Monday, 14 March 2016, 13:30 Last update: about 9 years ago

Guy Verhofstadt, the leader of the liberal ALDE bloc in the European Parliament has warned that should a proposed migrant repatriation deal between the European Union and Turkey come to fruition, a new migrant route to Malta will be developed by migrant smugglers.

Speaking this week, Verhofstadt said: “This agreement will dramatically reduce the legal entry points into the Union, forcing desperate refugees to look for other routes.

“We will see, once again, the revival of the Lampedusa route, a new Malta route, a new Albanian route, and a new Bulgarian route.”

As the European Union tries to send thousands of migrants back to Turkey and close the heavily travelled Balkans route, concern is mounting that people desperate to find sanctuary or jobs in Europe are already using smugglers to find other pathways.

Albania, Hungary, Bulgaria and Romania are alternative tracks, government ministers and experts say, and Spain is in contact with Algeria and Morocco to try to stop new routes opening from there.

“We must not let our guard down. We have to be careful,” Spanish Interior Minister Jorge Fernandez Diaz warned on Thursday as he arrived for talks with his EU counterparts in Brussels.

More than 130,000 migrants have entered Greece this year, but their path north through the Balkans to places like Germany and Scandinavia is essentially blocked, due to tight border controls.

Serbian officials said on Thursday that around 150 people are coming to Serbia each day via a dangerous track through Bulgaria, and there are frequent reports of robberies and severe beatings by locals.

Smugglers are likely to take advantage of the EU’s tentative deal with Turkey coupled with the border chokeholds through the Balkans, some experts say.

“This will be a major win for smuggling groups,” Tuesday Reitano from the Global Initiative against Transnational Organized Crime told The Associated Press. “The effects are already visible.”

Reitano said groups of 50 or more migrants are already reported to have been smuggled through Albania by local mafia. Clandestine routes are opening again in Hungary, where authorities report that more people are breaching the razor-wire fence on its southern border.

Italy fears many may head west toward Albania, and take to boats to cross the Adriatic Sea.

“So far we have no evidence of any huge flow,” Italian Interior Minister Angelino Alfano said. He acknowledged that it would be logical to expect movement, given developments in the Balkans, but that “this is not a fact today.”

While the routes are tricky to monitor, and movements can change quickly from day to day, the EU’s border agency Frontex said its personnel have not spotted any big shifts yet.

However, contingency planning is well under way should things change.

“Albania is just one of the possibilities,” Frontex’s deputy executive director, Berndt Korner, said in Belgrade on Thursday.

“The same goes also for the western coast of Greece, the same might also go for Montenegro,” he added. “(Whether) it goes up to Croatia remains to be seen, but it is definitely one of the possibilities that are under consideration.”

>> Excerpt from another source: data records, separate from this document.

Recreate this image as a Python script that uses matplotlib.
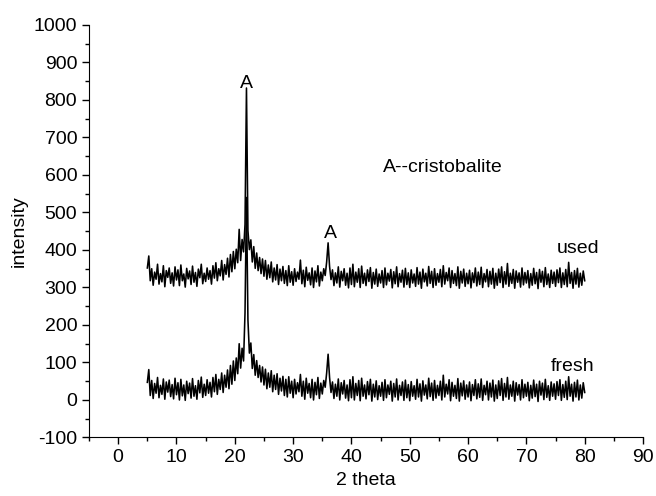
import numpy as np
import matplotlib.pyplot as plt
from matplotlib.ticker import MultipleLocator

plt.rcParams['font.family'] = ['Liberation Sans', 'DejaVu Sans']
plt.rcParams['axes.unicode_minus'] = False

# XRD intensities, 0.25 deg steps from 5 to 80 (2 theta)
used = [
    352, 384, 318, 350, 306, 341, 322, 362, 309, 337, 315, 358, 302, 345, 327, 352, 311, 339, 304, 355,
    320, 347, 305, 360, 318, 336, 301, 351, 323, 344, 308, 357, 314, 340, 303, 349, 326, 362, 310, 338,
    316, 352, 322, 345, 309, 358, 325, 366, 318, 350, 331, 372, 320, 361, 335, 378, 328, 388, 342, 396,
    350, 402, 366, 455, 372, 428, 395, 468, 832, 452, 401, 427, 368, 409, 351, 392, 345, 380, 337, 376,
    330, 372, 322, 360, 326, 368, 315, 352, 320, 361, 308, 349, 318, 356, 311, 345, 305, 358, 314, 342,
    306, 350, 316, 341, 322, 373, 310, 346, 302, 354, 319, 339, 307, 352, 300, 344, 315, 358, 304, 341,
    318, 350, 332, 368, 419, 356, 321, 347, 305, 339, 312, 355, 301, 343, 318, 350, 306, 338, 299, 352,
    308, 362, 302, 341, 314, 350, 300, 357, 311, 338, 305, 347, 316, 353, 298, 340, 309, 349, 303, 336,
    312, 345, 300, 352, 307, 338, 317, 348, 299, 342, 310, 355, 302, 337, 314, 346, 301, 351, 308, 339,
    300, 347, 312, 336, 303, 353, 309, 341, 298, 349, 315, 338, 304, 356, 311, 343, 300, 350, 306, 337,
    314, 348, 302, 358, 309, 340, 318, 352, 300, 345, 311, 337, 305, 355, 298, 343, 312, 349, 303, 338,
    310, 346, 299, 339, 313, 352, 304, 341, 308, 354, 300, 337, 315, 348, 302, 343, 309, 351, 298, 338,
    306, 349, 313, 355, 300, 342, 309, 364, 303, 338, 311, 348, 298, 344, 314, 339, 301, 352, 307, 340,
    312, 345, 299, 337, 306, 351, 310, 340, 297, 348, 314, 343, 302, 353, 308, 336, 300, 346, 311, 341,
    303, 347, 313, 352, 300, 339, 308, 348, 302, 367, 311, 340, 298, 345, 309, 351, 301, 338, 306, 344,
    318,
]
fresh = [
    47, 81, 12, 52, 4, 44, 18, 60, 6, 39, 15, 56, 2, 48, 21, 53, 9, 41, 3, 58,
    14, 46, 0, 55, 11, 40, -1, 50, 17, 45, 5, 57, 10, 38, 2, 52, 19, 61, 7, 42,
    12, 54, 18, 47, 8, 60, 22, 68, 15, 55, 28, 72, 20, 66, 34, 80, 30, 92, 42, 104,
    52, 112, 70, 150, 85, 138, 104, 232, 540, 214, 125, 152, 84, 121, 66, 105, 60, 92, 48, 88,
    40, 82, 30, 72, 34, 78, 22, 66, 28, 70, 15, 58, 24, 63, 12, 55, 8, 62, 18, 50,
    6, 55, 16, 46, 22, 68, 10, 50, 2, 58, 18, 44, 6, 55, 0, 47, 14, 60, 4, 45,
    16, 52, 34, 72, 122, 60, 20, 48, 4, 42, 10, 56, 0, 46, 16, 52, 5, 40, -2, 54,
    6, 62, 0, 44, 12, 52, -2, 58, 10, 40, 3, 49, 14, 55, -3, 42, 8, 51, 1, 38,
    10, 47, -1, 54, 6, 40, 15, 50, -3, 44, 8, 56, 0, 39, 12, 48, -1, 53, 6, 41,
    -2, 49, 10, 38, 2, 55, 8, 43, -3, 51, 13, 40, 3, 58, 9, 45, -1, 52, 5, 39,
    12, 50, 0, 66, 8, 42, 16, 54, -2, 47, 10, 39, 4, 57, -3, 45, 11, 51, 2, 40,
    8, 48, -2, 41, 12, 54, 3, 43, 7, 56, -1, 39, 14, 50, 0, 45, 8, 53, -3, 40,
    4, 51, 12, 57, -1, 44, 8, 60, 2, 40, 10, 50, -3, 46, 13, 41, 0, 54, 6, 42,
    10, 47, -2, 39, 5, 53, 9, 42, -4, 50, 13, 45, 1, 55, 7, 38, -1, 48, 10, 43,
    2, 49, 12, 54, -1, 41, 7, 50, 1, 62, 10, 42, -3, 47, 8, 53, 0, 40, 5, 46,
    20,
]
two_theta = np.linspace(5, 80, len(used))

fig = plt.figure(figsize=(6.56, 4.96), dpi=100)
ax = fig.add_axes([0.1357, 0.118, 0.8445, 0.8316])

ax.plot(two_theta, used, color='black', lw=1.15)
ax.plot(two_theta, fresh, color='black', lw=1.15)

fs = 14
ax.text(22, 845, 'A', ha='center', va='center', fontsize=fs)
ax.text(36.4, 445, 'A', ha='center', va='center', fontsize=fs)
ax.text(55.6, 621, 'A--cristobalite', ha='center', va='center', fontsize=fs)
ax.text(78.8, 405, 'used', ha='center', va='center', fontsize=fs)
ax.text(77.9, 88, 'fresh', ha='center', va='center', fontsize=fs)

ax.set_xlim(-5, 90)
ax.set_ylim(-100, 1000)
ax.xaxis.set_major_locator(MultipleLocator(10))
ax.xaxis.set_minor_locator(MultipleLocator(5))
ax.yaxis.set_major_locator(MultipleLocator(100))
ax.yaxis.set_minor_locator(MultipleLocator(50))
ax.tick_params(which='both', direction='out', labelsize=fs, width=1)
ax.tick_params(which='major', length=5)
ax.tick_params(which='minor', length=3)
ax.spines['top'].set_visible(False)
ax.spines['right'].set_visible(False)
ax.set_xlabel('2 theta', fontsize=fs)
ax.set_ylabel('intensity', fontsize=fs)

fig.savefig('out.png', dpi=100)
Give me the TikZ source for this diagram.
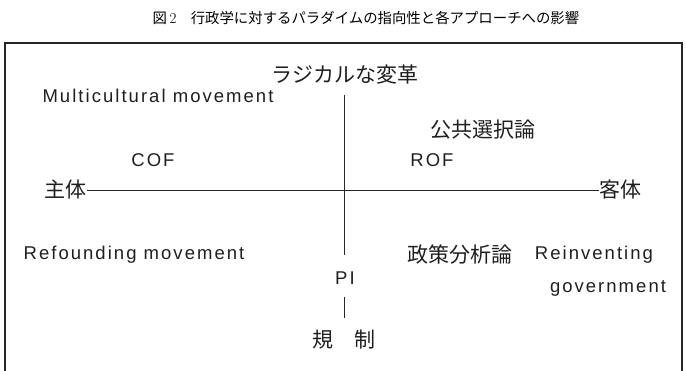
\documentclass[tikz,border=0pt]{standalone}
\usepackage{fontspec}
\newfontfamily\cjk{Noto Sans CJK JP}
\newfontfamily\lat{Liberation Sans}[LetterSpace=11]
\begin{document}
\begin{tikzpicture}[x=1pt,y=-1pt,
  jp/.style={font=\cjk\fontsize{21}{24}\selectfont, inner sep=0pt, text=black!88},
  en/.style={font=\lat\fontsize{18.5}{21}\selectfont, inner sep=0pt, text=black!88},
  axis/.style={line width=0.8pt, draw=black!85},
  frame/.style={line width=1.2pt, draw=black!85}]
\useasboundingbox (0,0) rectangle (686,371);
\node[font=\cjk\fontsize{14.4}{16}\selectfont, inner sep=0pt] (title) at (366,18) {図\,{\rmfamily\fontsize{15}{16}\selectfont 2}\quad 行政学に対するパラダイムの指向性と各アプローチへの影響};
\draw[frame] (5,371) |- (682,43) -- (682,371);
\node[jp] (rad) at (345,75) {ラジカルな変革};
\node[en] (multi) at (158,96) {Multicultural movement};
\node[en] (cof) at (153,160) {COF};
\node[jp] (kokyo) at (483,130) {公共選択論};
\node[en] (rof) at (432,160) {ROF};
\node[jp] (shutai) at (66,190) {主体};
\node[jp] (kyaku) at (620,190) {客体};
\node[en] (refound) at (134,255) {Refounding movement};
\node[jp] (seisaku) at (460,255) {政策分析論};
\node[en] (reinv) at (594,255) {Reinventing};
\node[en] (gov) at (608,288) {government};
\node[en] (pi) at (345,278) {PI};
\node[jp] (kisei) at (344,340) {規　制};
\coordinate (vtop) at (344,95);
\coordinate (vup) at (344,255);
\coordinate (vlow) at (344,297);
\coordinate (vbot) at (344,318);
\draw[axis] (shutai) -- (kyaku);
\draw[axis] (vtop) -- (vup);
\draw[axis] (vlow) -- (vbot);
\end{tikzpicture}
\end{document}
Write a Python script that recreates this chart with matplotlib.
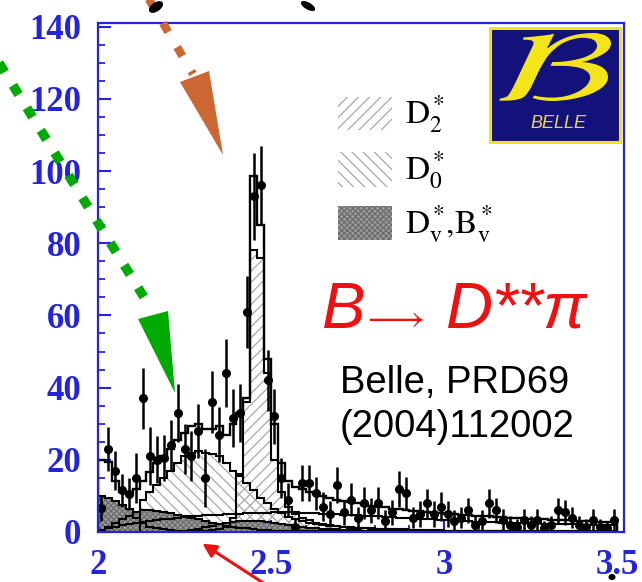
import numpy as np
import matplotlib
matplotlib.use("Agg")
import matplotlib.pyplot as plt
from matplotlib.patches import Polygon, Rectangle, Ellipse, PathPatch, FancyArrowPatch
from matplotlib.lines import Line2D
from matplotlib.ticker import MultipleLocator, FuncFormatter
from matplotlib.textpath import TextPath
from matplotlib.font_manager import FontProperties
from matplotlib.transforms import Affine2D

plt.rcParams['mathtext.fontset'] = 'stix'
plt.rcParams['hatch.linewidth'] = 0.9

W, H = 642, 582

# M(D pi) binning, GeV/c^2
mass_lo, mass_hi, bin_w = 2.0, 3.5, 0.02
edges = np.round(np.linspace(mass_lo, mass_hi, int(round((mass_hi - mass_lo) / bin_w)) + 1), 3)
centers = 0.5 * (edges[:-1] + edges[1:])

# events / bin
data_counts = [6.6, 23, 17, 11.5, 10.5, 15, 37, 21, 20, 20.5,
               24, 33, 23, 21, 28, 15, 36, 27, 44, 31.5,
               33, 61, 93, 96, 42, 32, 15, 9, 1.5, 13.5,
               13.5, 10.7, 7, 5, 13, 5.5, 9, 4, 8, 6,
               8, 3, 5.5, 12, 10.7, 4, 5, 8, 5, 7,
               5, 3, 4, 6, 2, 3, 8, 6, 3.3, 2,
               1.5, 3.3, 2, 3.3, 1, 2, 6, 5.5, 4, 2,
               1.5, 3.3, 1.5, 1, 3.3]
data_errors = [3.5, 6, 5.5, 4.5, 4.5, 7, 8.5, 8, 6.5, 6.5,
               7, 8, 7, 7, 7.5, 8, 8.5, 7.5, 9.5, 8,
               8, 10, 12, 11, 8.5, 7.5, 5.5, 4.5, 2.5, 5,
               5, 4.5, 4, 3.5, 5, 3.5, 4.5, 3, 4.5, 3.5,
               4.5, 3, 3.5, 5, 4.5, 3, 3.5, 4, 3.5, 4,
               3.5, 3, 3, 3.5, 2.5, 3, 4, 3.5, 3, 2.5,
               2, 3, 2.5, 3, 2, 2.5, 3.5, 3.5, 3, 2.5,
               2, 3, 2, 2, 3]

fit_total = [20, 19.5, 14, 11, 10.5, 12, 14, 16.5, 19, 21,
             23, 25.5, 27.5, 29.5, 30, 28.5, 28.5, 29.5, 27, 30,
             33, 37, 98.6, 85, 48, 30, 19, 14, 12.5, 12,
             11, 10.5, 10, 9.5, 9, 8.5, 8.2, 8, 7.6, 7.3,
             7, 6.8, 6.5, 6.3, 6.1, 5.9, 5.7, 5.5, 5.3, 5.2,
             5, 4.9, 4.8, 4.6, 4.5, 4.4, 4.3, 4.2, 4.1, 4.0,
             3.9, 3.8, 3.7, 3.6, 3.5, 3.4, 3.3, 3.3, 3.2, 3.1,
             3.0, 3.0, 2.9, 2.8, 2.8]

fit_d2 = [0, 0, 0, 0, 0, 0, 0, 0, 0, 0,
          0, 0, 0, 0, 0.2, 0.3, 0.5, 0.8, 1.5, 4,
          16, 36, 78, 76, 44, 20, 11, 7, 5, 4,
          3.2, 2.6, 2.2, 1.9, 1.6, 1.4, 1.2, 1.1, 1.0, 0.9,
          0.8, 0.7, 0.7, 0.6, 0.6, 0.5, 0.5, 0.4, 0.4, 0.4,
          0.3, 0.3, 0.3, 0.3, 0.3, 0.3, 0.2, 0.2, 0.2, 0.2,
          0.2, 0.2, 0.2, 0.2, 0.2, 0.2, 0.2, 0.2, 0.2, 0.2,
          0.1, 0.1, 0.1, 0.1, 0.1]

fit_d0 = [0, 0, 0, 0, 0, 0, 9, 11, 13, 15,
          17, 19, 21, 22, 22.5, 22, 21.5, 21, 19, 17,
          15.5, 13.5, 11.5, 9.5, 8, 6.5, 5.2, 4.2, 3.5, 3,
          2.6, 2.3, 2.0, 1.8, 1.6, 1.4, 1.3, 1.2, 1.1, 1.0,
          0.9, 0.8, 0.8, 0.7, 0.7, 0.6, 0.6, 0.5, 0.5, 0.5,
          0.4, 0.4, 0.4, 0.4, 0.4, 0.4, 0.4, 0.4, 0.4, 0.4,
          0.3, 0.3, 0.3, 0.3, 0.3, 0.3, 0.3, 0.3, 0.3, 0.3,
          0.3, 0.3, 0.3, 0.3, 0.3]

fit_dv = [10, 9.5, 8.5, 7.5, 6.5, 4, 2.5, 1.5, 1, 0.7,
          0.5, 0.4, 0.4, 0.5, 0.8, 1.3, 1.8, 2.2, 2.5, 2.8,
          3, 3, 3, 3, 2.8, 2.5, 2.2, 1.9, 1.6, 1.4,
          1.2, 1.0, 0.9, 0.8, 0.7, 0.6, 0.5, 0.5, 0.4, 0.4,
          0.4, 0.3, 0.3, 0.3, 0.3, 0.3, 0.3, 0.2, 0.2, 0.2,
          0.2, 0.2, 0.2, 0.2, 0.2, 0.2, 0.2, 0.2, 0.2, 0.2,
          0.1, 0.1, 0.1, 0.1, 0.1, 0.1, 0.1, 0.1, 0.1, 0.1,
          0.1, 0.1, 0.1, 0.1, 0.1]

fit_bv = [0.5, 1.5, 2.5, 3.5, 4.5, 5.5, 6, 6, 5.8, 5.5,
          5.2, 4.8, 4.4, 4, 3.5, 3, 2.6, 2.2, 1.8, 1.5,
          1.2, 1, 0.8, 0.6, 0.5, 0.4, 0.3, 0.3, 0.2, 0.2,
          0.2, 0.2, 0.2, 0.2, 0.2, 0.1, 0.1, 0.1, 0.1, 0.1,
          0, 0, 0, 0, 0, 0, 0, 0, 0, 0,
          0, 0, 0, 0, 0, 0, 0, 0, 0, 0,
          0, 0, 0, 0, 0, 0, 0, 0, 0, 0,
          0, 0, 0, 0, 0]

fit_bkg = [0.5, 1, 1.5, 2, 2.3, 2.6, 2.9, 3.1, 3.3, 3.5,
           3.7, 3.9, 4.1, 4.3, 4.5, 4.6, 4.7, 4.8, 4.9, 5.0,
           5.1, 5.2, 5.3, 5.4, 5.4, 5.5, 5.5, 5.5, 5.5, 5.4,
           5.3, 5.2, 5.1, 5.0, 4.9, 4.8, 4.7, 4.6, 4.5, 4.4,
           4.3, 4.2, 4.1, 4.0, 3.9, 3.8, 3.7, 3.6, 3.5, 3.4,
           3.3, 3.2, 3.1, 3.0, 2.9, 2.9, 2.8, 2.7, 2.6, 2.6,
           2.5, 2.5, 2.4, 2.4, 2.3, 2.3, 2.2, 2.2, 2.1, 2.1,
           2.0, 2.0, 2.0, 1.9, 1.9]

x_ticks = [2.0, 2.5, 3.0, 3.5]
y_ticks = [0, 20, 40, 60, 80, 100, 120, 140]

BLUE = '#2424dc'
HATCH_D2 = '#a8a8a8'
HATCH_D0 = '#a8a8a8'
VIRT_FACE = '#9c9c9c'
VIRT_HATCH = '#6c6c6c'
RED = '#ee1111'


def fx(px):
    return px / W


def fy(py):
    return 1 - py / H


# pixel coordinates with origin at the top-left corner of the canvas
pix = Affine2D().scale(1, -1).translate(0, H)

fig = plt.figure(figsize=(W / 100, H / 100), dpi=100)
ax = fig.add_axes([fx(98), fy(532), (624 - 98) / W, (532 - 23) / H])
ax.set_xlim(2.0, 3.52)
ax.set_ylim(0, 141)

# component fills
ax.stairs(fit_d0, edges, fill=True, facecolor='none', edgecolor=HATCH_D0,
          hatch='\\\\\\', linewidth=0, zorder=1)
ax.stairs(fit_d2, edges, fill=True, facecolor='none', edgecolor=HATCH_D2,
          hatch='///', linewidth=0, zorder=1)
for comp in (fit_bv, fit_dv):
    ax.stairs(comp, edges, fill=True, facecolor=VIRT_FACE, edgecolor=VIRT_HATCH,
              hatch='xxxxxx', linewidth=0, zorder=2)

# outlines
for comp in (fit_bkg, fit_bv, fit_dv, fit_d0, fit_d2):
    ax.stairs(comp, edges, baseline=0, color='black', linewidth=1.5, zorder=3)
ax.stairs(fit_total, edges, baseline=0, color='black', linewidth=1.7, zorder=3)

# data
ax.errorbar(centers, data_counts, yerr=data_errors, fmt='o', color='black',
            ms=5.5, elinewidth=1.8, capsize=0, zorder=5)

# axes styling
for sp in ax.spines.values():
    sp.set_color(BLUE)
    sp.set_linewidth(1.6)
    sp.set_zorder(6)
ax.set_xticks(x_ticks)
ax.set_yticks(y_ticks)
ax.xaxis.set_minor_locator(MultipleLocator(0.1))
ax.yaxis.set_minor_locator(MultipleLocator(5))
ax.xaxis.set_major_formatter(FuncFormatter(lambda v, p: f'{v:g}'))
ax.tick_params(which='both', direction='in', color=BLUE, top=False, right=False)
ax.tick_params(which='major', length=9, width=1.5, pad=12,
               labelsize=25, labelcolor=BLUE)
ax.tick_params(which='minor', length=5, width=1.3)
for lab in ax.get_xticklabels() + ax.get_yticklabels():
    lab.set_family('Liberation Serif')
    lab.set_fontweight('bold')

# legend
legend_rows = [(97, 130, '///', HATCH_D2, 'none', r'$\mathrm{D}_2^*$'),
               (152, 187, '\\\\\\', HATCH_D0, 'none', r'$\mathrm{D}_0^*$'),
               (206, 240, 'xxxxxx', VIRT_HATCH, VIRT_FACE,
                r'$\mathrm{D}_\mathrm{v}^*\!,\!\mathrm{B}_\mathrm{v}^*$')]
for top, bot, hatch, ec, fc, label in legend_rows:
    fig.patches.append(Rectangle((fx(338), fy(bot)), 54 / W, (bot - top) / H,
                                 transform=fig.transFigure, facecolor=fc,
                                 edgecolor=ec, hatch=hatch, linewidth=0))
    fig.text(fx(405), fy((top + bot) / 2 + 1), label, fontsize=24,
             ha='left', va='center', color='black')

# Belle logo
fig.patches.append(Rectangle((490, 28), 130, 114, transform=pix,
                             facecolor='#12127a', edgecolor='#f2e21c',
                             linewidth=2.2, zorder=3))
tp = TextPath((0, 0), r'$\mathcal{B}$', size=60,
              prop=FontProperties(family='STIXGeneral'))
bb = tp.get_extents()
logo_tf = (Affine2D().translate(-bb.x0, -bb.y1)
           .scale(112 / bb.width, -68 / bb.height)
           .translate(499, 33)) + pix
fig.patches.append(PathPatch(tp, transform=logo_tf, facecolor='#f4e41a',
                             edgecolor='none', zorder=4))
fig.text(fx(558), fy(123), 'BELLE', fontsize=13, style='italic',
         family='Liberation Sans', color='#e6d84e', ha='center', va='center',
         zorder=5)

# decay label and reference
fig.text(fx(322), fy(328), 'B', fontsize=47, style='italic',
         family='Liberation Sans', color=RED, ha='left', va='baseline')
fig.text(fx(367), fy(329), '\u27f6', fontsize=26, family='STIXGeneral',
         color=RED, ha='left', va='baseline')
fig.text(fx(446), fy(328), 'D**\u03c0', fontsize=47, style='italic',
         family=['Liberation Sans', 'DejaVu Sans'], color=RED,
         ha='left', va='baseline')
fig.text(fx(340), fy(393), 'Belle, PRD69', fontsize=27.5,
         family='Liberation Sans', color='black', ha='left', va='baseline')
fig.text(fx(340), fy(437), '(2004)112002', fontsize=27.5,
         family='Liberation Sans', color='black', ha='left', va='baseline')

# pointer arrows
orange = '#cc6633'
ln = Line2D([147, 193], [-4, 74], transform=pix, color=orange, linewidth=6,
            dash_capstyle='butt', zorder=7)
ln.set_dashes((1.25, 2.1))
fig.lines.append(ln)
fig.patches.append(Polygon([(180, 82), (209, 71), (223, 155)], closed=True,
                           transform=pix, facecolor=orange, edgecolor='none',
                           zorder=7))

green = '#00aa00'
ln = Line2D([-4, 150], [58, 307], transform=pix, color=green, linewidth=6.8,
            dash_capstyle='butt', zorder=7)
ln.set_dashes((1.15, 1.65))
fig.lines.append(ln)
fig.patches.append(Polygon([(138, 319), (168, 311), (175, 393)], closed=True,
                           transform=pix, facecolor=green, edgecolor='none',
                           zorder=7))

fig.patches.append(FancyArrowPatch((268, 586), (200, 542), transform=pix,
                                   arrowstyle='-|>,head_length=8,head_width=4',
                                   color=RED, linewidth=2.2,
                                   mutation_scale=1, zorder=7))

# stray ink strokes along the top and bottom edges
for cx, cy, w, h, ang in [(156, 7, 16, 9, -35), (308, 6, 16, 7, 30),
                          (612, 577, 7, 6, 0)]:
    fig.patches.append(Ellipse((cx, cy), w, h, angle=ang, transform=pix,
                               facecolor='black', edgecolor='none', zorder=7))

fig.savefig('out.png', dpi=100)
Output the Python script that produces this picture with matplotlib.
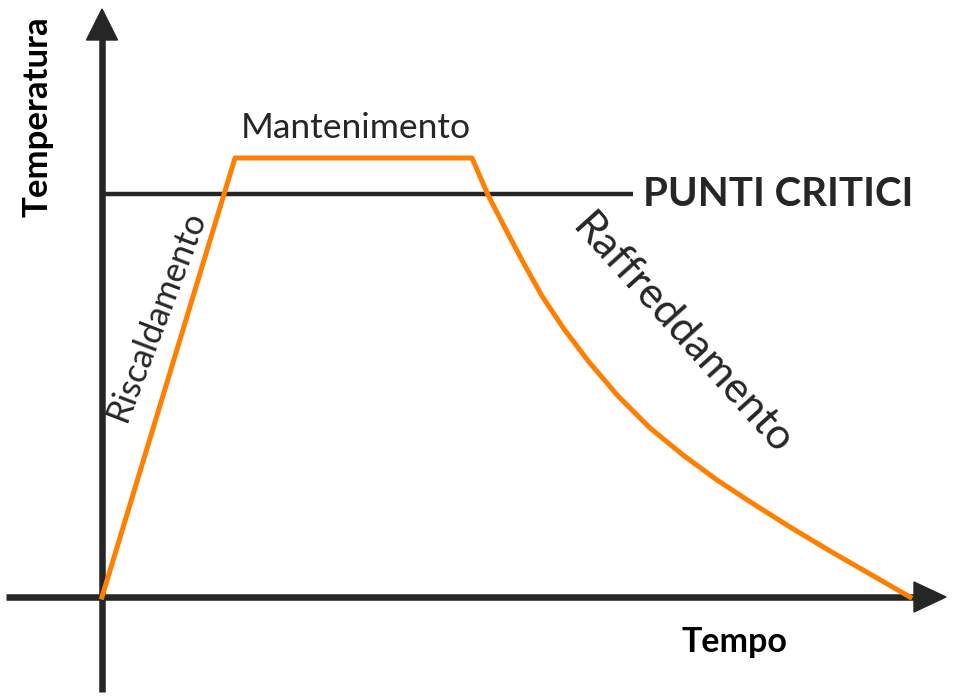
import numpy as np
import matplotlib.pyplot as plt
from matplotlib.patches import Polygon

# heat treatment cycle, units = time / temperature (origin at the axes cross)
tempo = [0, 133, 370, 386, 403, 421, 440, 462, 487, 516, 548, 581,
         615, 650, 688, 728, 768, 808]
temperatura = [0, 439, 439, 402, 369, 335, 301, 268, 235, 201, 169, 142,
               117, 94, 70, 46, 23, 0]

punti_critici = 403
fine_critici = 531

scuro = '#262626'
arancio = '#ff8000'

fig = plt.figure(figsize=(9.58, 6.97), dpi=100)
ax = fig.add_axes([0, 0, 1, 1])
ax.set_xlim(-102, 856)
ax.set_ylim(-100, 597)
ax.axis('off')

# axes with arrows
ax.plot([0, 0], [-95, 560], color=scuro, lw=4.7, solid_capstyle='butt', zorder=3)
ax.plot([-96, 815], [0, 0], color=scuro, lw=4.7, solid_capstyle='butt', zorder=3)
ax.add_patch(Polygon([[-15.5, 557], [15.5, 557], [0, 588]], closed=True,
                     color=scuro, zorder=3))
ax.add_patch(Polygon([[812, 15], [812, -15], [844, 0]], closed=True,
                     color=scuro, zorder=3))

# critical points line
ax.plot([0, fine_critici], [punti_critici, punti_critici], color=scuro, lw=3.2,
        solid_capstyle='butt', zorder=2)

ax.plot(tempo, temperatura, color=arancio, lw=3.6, solid_joinstyle='round', zorder=4)

font = 'Lato'
ax.text(541, punti_critici, 'PUNTI CRITICI', fontsize=29, fontweight='bold',
        family=font, color=scuro, va='center', ha='left')
ax.text(254, 469, 'Mantenimento', fontsize=25.5, family=font, color=scuro,
        ha='center', va='center')
ax.text(54, 282, 'Riscaldamento', fontsize=25, family=font, color=scuro,
        ha='center', va='center', rotation=69, rotation_mode='anchor')
ax.text(580, 263, 'Raffreddamento', fontsize=31, family=font, color=scuro,
        ha='center', va='center', rotation=-48, rotation_mode='anchor')
ax.text(632, -45, 'Tempo', fontsize=24.5, fontweight='bold', family=font,
        color='black', ha='center', va='center')
ax.text(-64, 480, 'Temperatura', fontsize=25, fontweight='bold', family=font,
        color='black', ha='center', va='center', rotation=90)

plt.savefig('out.png', dpi=100)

Once the weather improves, people could turn back to the dangerous route across the Mediterranean Sea from Libya to Italy. Thousands have died off the Italian island of Lampedusa in recent years trying to make that crossing.

German Interior Minister Thomas de Maiziere said that Berlin and Rome are in close contact “to make sure well in advance that we have no repeat of what has been going on along the Balkans route.”

The EU’s in-principle deal with Turkey — a legally complex and unclear agreement essentially outsourcing Europe’s refugee woes — remains a concern for many.